* Problem: Can you transcribe the data exactly? Leave the pictures out.

============================================================

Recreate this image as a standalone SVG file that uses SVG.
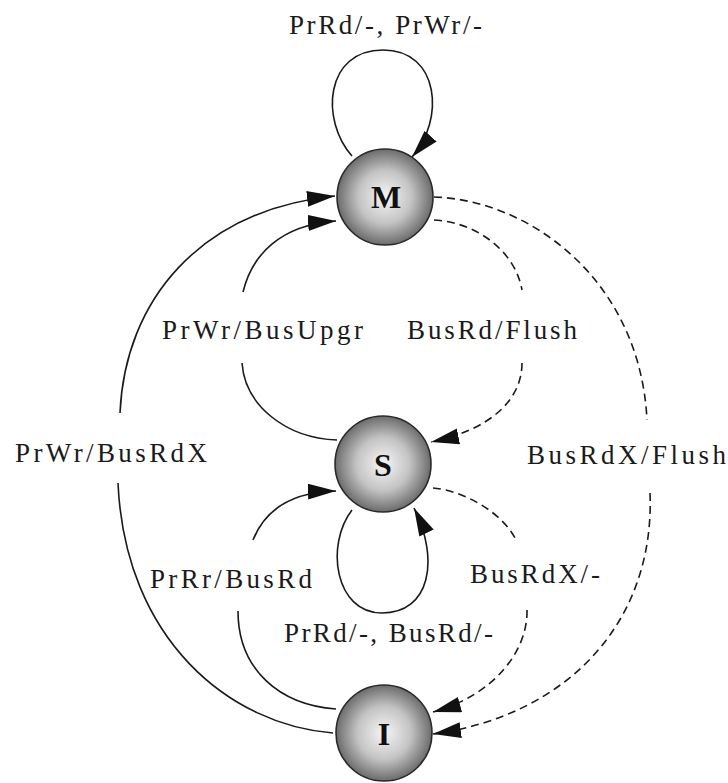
<svg xmlns="http://www.w3.org/2000/svg" width="728" height="783" viewBox="0 0 728 783">
<defs>
<radialGradient id="ball" cx="50%" cy="50%" r="50%">
<stop offset="0" stop-color="#f6f6f6"/>
<stop offset="0.55" stop-color="#c4c4c4"/>
<stop offset="1" stop-color="#6c6c6c"/>
</radialGradient>
<marker id="arr" markerUnits="userSpaceOnUse" markerWidth="30" markerHeight="18" refX="28" refY="8" orient="auto">
<path d="M0,0 L28,8 L0,16 z" fill="#111"/>
</marker>
<style>
.state{fill:url(#ball);stroke:#2a2a2a;stroke-width:1.6}
.sl{font-family:"Liberation Serif","Times New Roman",serif;font-weight:bold;font-size:32px;fill:#111;text-anchor:middle}
.lbl{font-family:"Liberation Serif","Times New Roman",serif;font-size:27px;fill:#1a1a1a}
.e{fill:none;stroke:#1a1a1a;stroke-width:1.6}
.d{stroke-dasharray:8 5}
</style>
</defs>
<rect width="728" height="783" fill="#ffffff"/>

<g id="connectors">
<path class="e" d="M352 156 C320 120 325 50 383 50 C440 50 445 120 412 157" marker-end="url(#arr)"/>
<path class="e" d="M333 733 C230 725 125 640 118 483 M120 413 C125 300 200 210 335 196" marker-end="url(#arr)"/>
<path class="e" d="M337 440 C285 438 245 405 242 363 M243 292 C252 255 280 225 336 221" marker-end="url(#arr)"/>
<path class="e d" d="M434 220 C475 222 515 250 522 290 M522 363 C522 400 490 430 431 442" marker-end="url(#arr)"/>
<path class="e d" d="M434 197 C530 200 640 280 647 420 M650 493 C655 620 570 715 433 734" marker-end="url(#arr)"/>
<path class="e d" d="M433 488 C460 490 500 510 515 538 M527 610 C528 650 495 695 433 712" marker-end="url(#arr)"/>
<path class="e" d="M336 709 C280 705 238 670 238 611 M253 540 C265 510 290 492 336 491" marker-end="url(#arr)"/>
<path class="e" d="M352 510 C325 545 335 613 382 613 C430 613 440 560 414 508" marker-end="url(#arr)"/>
</g>

<g id="labels">
<text class="lbl" x="289" y="34" textLength="193" lengthAdjust="spacing">PrRd/-, PrWr/-</text>
<text class="lbl" x="162" y="339" textLength="201" lengthAdjust="spacing">PrWr/BusUpgr</text>
<text class="lbl" x="407" y="339" textLength="170" lengthAdjust="spacing">BusRd/Flush</text>
<text class="lbl" x="15" y="462" textLength="192" lengthAdjust="spacing">PrWr/BusRdX</text>
<text class="lbl" x="527" y="464" textLength="199" lengthAdjust="spacing">BusRdX/Flush</text>
<text class="lbl" x="150" y="588" textLength="162" lengthAdjust="spacing">PrRr/BusRd</text>
<text class="lbl" x="470" y="583" textLength="130" lengthAdjust="spacing">BusRdX/-</text>
<text class="lbl" x="284" y="642" textLength="209" lengthAdjust="spacing">PrRd/-, BusRd/-</text>
</g>

<g id="node-M">
<circle class="state" cx="385" cy="197" r="48"/>
<text class="sl" x="386" y="208">M</text>
</g>
<g id="node-S">
<circle class="state" cx="383" cy="464" r="48"/>
<text class="sl" x="383" y="476">S</text>
</g>
<g id="node-I">
<circle class="state" cx="384" cy="733" r="48"/>
<text class="sl" x="384" y="745">I</text>
</g>
</svg>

============================================================

* Response to this exercise:
Recreate this image as a standalone SVG file that uses SVG.
<svg xmlns="http://www.w3.org/2000/svg" width="728" height="783" viewBox="0 0 728 783">
<defs>
<radialGradient id="ball" cx="50%" cy="50%" r="50%">
<stop offset="0" stop-color="#f6f6f6"/>
<stop offset="0.55" stop-color="#c4c4c4"/>
<stop offset="1" stop-color="#6c6c6c"/>
</radialGradient>
<marker id="arr" markerUnits="userSpaceOnUse" markerWidth="30" markerHeight="18" refX="28" refY="8" orient="auto">
<path d="M0,0 L28,8 L0,16 z" fill="#111"/>
</marker>
<style>
.state{fill:url(#ball);stroke:#2a2a2a;stroke-width:1.6}
.sl{font-family:"Liberation Serif","Times New Roman",serif;font-weight:bold;font-size:32px;fill:#111;text-anchor:middle}
.lbl{font-family:"Liberation Serif","Times New Roman",serif;font-size:27px;fill:#1a1a1a}
.e{fill:none;stroke:#1a1a1a;stroke-width:1.6}
.d{stroke-dasharray:8 5}
</style>
</defs>
<rect width="728" height="783" fill="#ffffff"/>

<g id="connectors">
<path class="e" d="M352 156 C320 120 325 50 383 50 C440 50 445 120 412 157" marker-end="url(#arr)"/>
<path class="e" d="M333 733 C230 725 125 640 118 483 M120 413 C125 300 200 210 335 196" marker-end="url(#arr)"/>
<path class="e" d="M337 440 C285 438 245 405 242 363 M243 292 C252 255 280 225 336 221" marker-end="url(#arr)"/>
<path class="e d" d="M434 220 C475 222 515 250 522 290 M522 363 C522 400 490 430 431 442" marker-end="url(#arr)"/>
<path class="e d" d="M434 197 C530 200 640 280 647 420 M650 493 C655 620 570 715 433 734" marker-end="url(#arr)"/>
<path class="e d" d="M433 488 C460 490 500 510 515 538 M527 610 C528 650 495 695 433 712" marker-end="url(#arr)"/>
<path class="e" d="M336 709 C280 705 238 670 238 611 M253 540 C265 510 290 492 336 491" marker-end="url(#arr)"/>
<path class="e" d="M352 510 C325 545 335 613 382 613 C430 613 440 560 414 508" marker-end="url(#arr)"/>
</g>

<g id="labels">
<text class="lbl" x="289" y="34" textLength="193" lengthAdjust="spacing">PrRd/-, PrWr/-</text>
<text class="lbl" x="162" y="339" textLength="201" lengthAdjust="spacing">PrWr/BusUpgr</text>
<text class="lbl" x="407" y="339" textLength="170" lengthAdjust="spacing">BusRd/Flush</text>
<text class="lbl" x="15" y="462" textLength="192" lengthAdjust="spacing">PrWr/BusRdX</text>
<text class="lbl" x="527" y="464" textLength="199" lengthAdjust="spacing">BusRdX/Flush</text>
<text class="lbl" x="150" y="588" textLength="162" lengthAdjust="spacing">PrRr/BusRd</text>
<text class="lbl" x="470" y="583" textLength="130" lengthAdjust="spacing">BusRdX/-</text>
<text class="lbl" x="284" y="642" textLength="209" lengthAdjust="spacing">PrRd/-, BusRd/-</text>
</g>

<g id="node-M">
<circle class="state" cx="385" cy="197" r="48"/>
<text class="sl" x="386" y="208">M</text>
</g>
<g id="node-S">
<circle class="state" cx="383" cy="464" r="48"/>
<text class="sl" x="383" y="476">S</text>
</g>
<g id="node-I">
<circle class="state" cx="384" cy="733" r="48"/>
<text class="sl" x="384" y="745">I</text>
</g>
</svg>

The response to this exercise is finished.